Many inventions came as a result of the Industrial Revolution in the modern world, some products like the lightbulb, first came into existence while other preexisting products got an enhancement, like what the steam engine did for transportation.
What a cloth factory looked like in the Industrial Revolution
One industry, the cotton industry, got a boost with three new inventions in the flying shuttle, the spinning jenny, and Edmund Cartwright's loom. The flying shuttle helped quicken the process on a loom and double its output. This created a shortage of yarn and then James Hargreaves's spinning Jenny was introduced. The spinning jenny increased the production of yarn in spinners. The loom was introduced in 1787, powered by water allowed weaving to catch up to the spinning of the yarn.

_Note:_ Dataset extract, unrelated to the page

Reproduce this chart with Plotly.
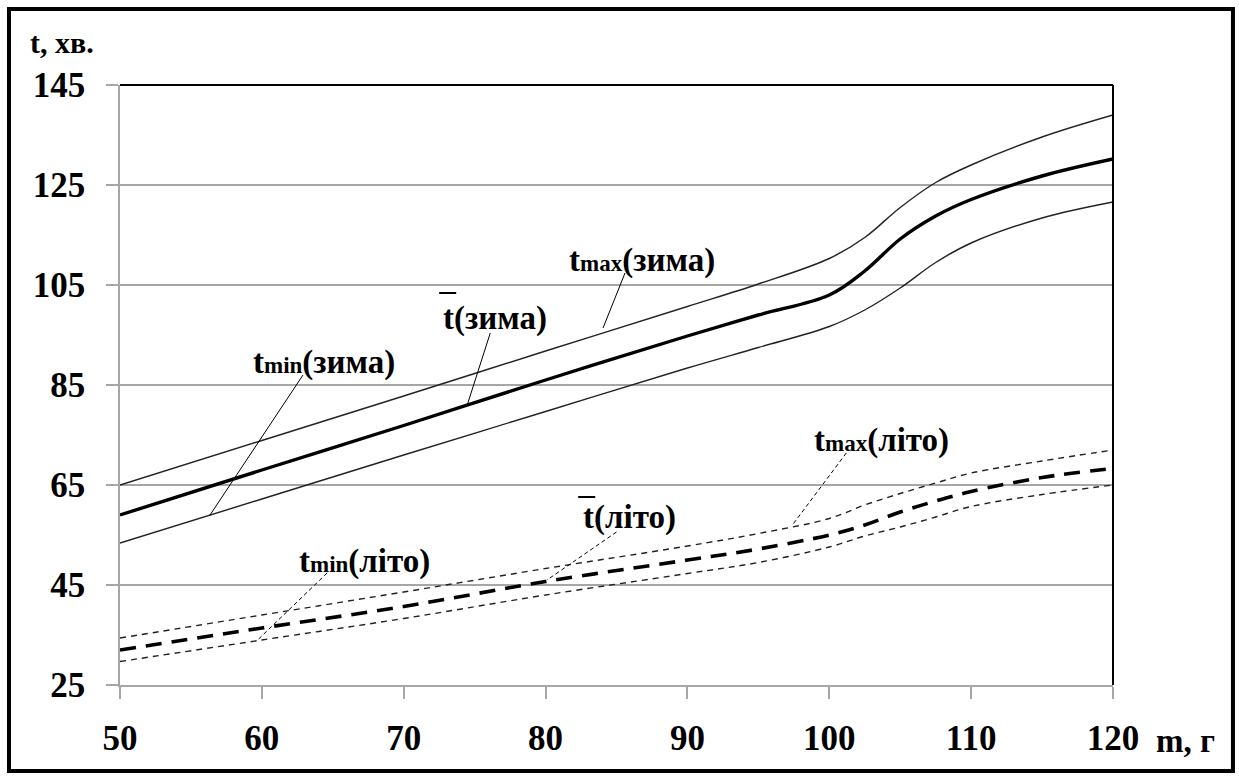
import plotly.graph_objects as go

# mass of sample, g
m = [50, 60, 70, 80, 90, 95, 100, 102.5, 105, 107.5, 110, 115, 120]

# winter: mean, max and min time, min
winter_mean = [59, 68, 76.9, 86, 94.8, 99.0, 103.0, 107.8, 114.2, 118.8, 122.1, 126.8, 130.2]
winter_max = [65, 73.9, 82.8, 91.8, 100.7, 105.2, 110.3, 114.5, 120.5, 125.5, 129, 134.6, 139]
winter_min = [53.4, 62.2, 71, 79.7, 88.4, 92.5, 96.7, 100, 104.4, 109.5, 113.4, 118.4, 121.6]

# summer: mean, max and min time, min
summer_mean = [32, 36.4, 40.7, 45.7, 50, 52.2, 55, 57, 59.6, 61.8, 63.7, 66.5, 68.3]
summer_max = [34.4, 39, 43.6, 48.3, 52.8, 55.3, 58.3, 61, 63.3, 65.4, 67.4, 69.8, 72]
summer_min = [29.7, 34, 38.3, 43, 47.3, 49.5, 52.6, 54.8, 56.6, 58.6, 60.7, 63.1, 65]

x_ticks = [50, 60, 70, 80, 90, 100, 110, 120]
y_ticks = [25, 45, 65, 85, 105, 125, 145]

FONT = "Times New Roman, Liberation Serif, serif"
GRID = "#a6a6a6"
SUB = "<span style='font-size:23px'>{}</span>"

def bold(s):
    return "<b>" + s + "</b>"

fig = go.Figure()

def curve(y, width, dash="solid", color="black"):
    fig.add_trace(go.Scatter(
        x=m, y=y, mode="lines",
        line=dict(color=color, width=width, dash=dash, shape="spline", smoothing=1.0),
        hoverinfo="skip", showlegend=False,
    ))

curve(winter_max, 1.4, color="#222222")
curve(winter_min, 1.4, color="#222222")
curve(winter_mean, 3.4)
curve(summer_max, 1.4, dash="6px,5px", color="#222222")
curve(summer_min, 1.4, dash="6px,5px", color="#222222")
curve(summer_mean, 3.6, dash="16px,10px")

# curve labels (left edge, vertical centre)
labels = [
    ("t" + SUB.format("max") + "(зима)", 81.5, 110.0),
    ("t(зима)", 72.6, 98.4),
    ("t" + SUB.format("min") + "(зима)", 59.2, 89.6),
    ("t" + SUB.format("max") + "(літо)", 98.8, 74.0),
    ("t(літо)", 82.5, 58.6),
    ("t" + SUB.format("min") + "(літо)", 62.5, 49.8),
]
for text, lx, ly in labels:
    fig.add_annotation(x=lx, y=ly, text=bold(text), showarrow=False,
                       xanchor="left", yanchor="middle",
                       font=dict(family=FONT, size=33, color="black"))

# overbars marking the mean
for x0, x1, yb in [(72.5, 73.7, 103.4), (82.3, 83.5, 62.6)]:
    fig.add_shape(type="line", x0=x0, x1=x1, y0=yb, y1=yb, xref="x", yref="y",
                  line=dict(color="black", width=2))

# leader lines from labels to curves
leaders = [
    (85.6, 107.4, 84.05, 96.4, "solid"),
    (76.1, 95.4, 74.5, 81.2, "solid"),
    (62.9, 87.0, 56.3, 58.8, "solid"),
    (101.2, 71.4, 97.4, 57.0, "4px,3px"),
    (85.0, 55.6, 80.1, 46.0, "4px,3px"),
    (64.6, 47.4, 59.7, 34.0, "4px,3px"),
]
for x0, y0, x1, y1, d in leaders:
    fig.add_shape(type="line", x0=x0, y0=y0, x1=x1, y1=y1, xref="x", yref="y",
                  line=dict(color="black", width=1, dash=d))

# black top and right edges of the plot area
fig.add_shape(type="line", xref="paper", yref="paper", x0=0, x1=1, y0=1, y1=1,
              line=dict(color="black", width=2))
fig.add_shape(type="line", xref="paper", yref="paper", x0=1, x1=1, y0=0, y1=1,
              line=dict(color="black", width=2))

# outer frame
fig.add_shape(type="rect", xref="paper", yref="paper",
              x0=-0.1118, x1=1.1208, y0=-0.1433, y1=1.1267,
              line=dict(color="black", width=4))

# axis titles
fig.add_annotation(xref="paper", yref="paper", x=-0.093, y=1.07, text=bold("t, хв."),
                   showarrow=False, xanchor="left", yanchor="middle",
                   font=dict(family=FONT, size=30, color="black"))
fig.add_annotation(xref="paper", yref="paper", x=1.0415, y=-0.093, text=bold("m, г"),
                   showarrow=False, xanchor="left", yanchor="middle",
                   font=dict(family=FONT, size=33, color="black"))

fig.update_xaxes(
    range=[50, 120], tickvals=x_ticks, ticktext=[bold(str(v)) for v in x_ticks],
    showgrid=False, zeroline=False, showline=True, linecolor=GRID, linewidth=1.5,
    ticks="outside", ticklen=12, tickwidth=1.5, tickcolor=GRID,
    tickfont=dict(family=FONT, size=35, color="black"),
    ticklabelstandoff=9,
)
fig.update_yaxes(
    range=[25, 145], tickvals=y_ticks, ticktext=[bold(str(v)) for v in y_ticks],
    showgrid=True, gridcolor=GRID, gridwidth=1.5, zeroline=False,
    showline=True, linecolor=GRID, linewidth=1.5,
    ticks="outside", ticklen=12, tickwidth=1.5, tickcolor=GRID,
    tickfont=dict(family=FONT, size=35, color="black"),
    ticklabelstandoff=14,
)

fig.update_layout(
    width=1239, height=776,
    margin=dict(l=120, r=126, t=85, b=91),
    paper_bgcolor="white", plot_bgcolor="white",
    showlegend=False,
)

fig.write_html("out.html", config={"displayModeBar": False})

An example of a steam engine
Another invention that helped the cotton industry was the invention of the steam engine by James Watt, a Scottish engineer. The engine allowed water to be lumped from mines 3 times faster which increased the extraction of coal. Another invention by Watt was the rotary engine in 1782. This engine was able to drive machinery and was applied to many different uses like in spinning cotton.
A picture of Stephenson's Rocket
The transportation industry was also on the rise in 1804 when Richard Trevithick created the first steam powered locomotive. It travelled at 5 miles per hour when it had 10 tons of coal and 70 people on board. He influenced the inventors of George Stephenson and his son to build, the Rocket which was a train that travelled 16 miles per hour and used on the first public railroad lines.
Later on, transportation was also changed when the first internal combustion engine, which used oil and gasoline to work, made way for ocean liners, airplanes, and cars. This internal combustion engine was used in the Ford Model T, the first mass produced car by Henry Ford. The engine was also used in the famous flight of Orville and Wilbur Wright in the first fixed wing airplane. This led to the first passenger air service to be used in 1919
Electricity was pioneered during the Industrial Revolution. Thomas Edison and Joseph Swan helped create the first lightbulb, which then became mainstream and used in many towns, cities and even homes. Electricity gave way to many factory must haves in conveyor belts, cranes, machines, and machine tools. It also gave way to telecommunications when in 1876 Alexander Graham Bell created the telephone and in 1901 when Guglielmo Marconi sent the first radio waves to America.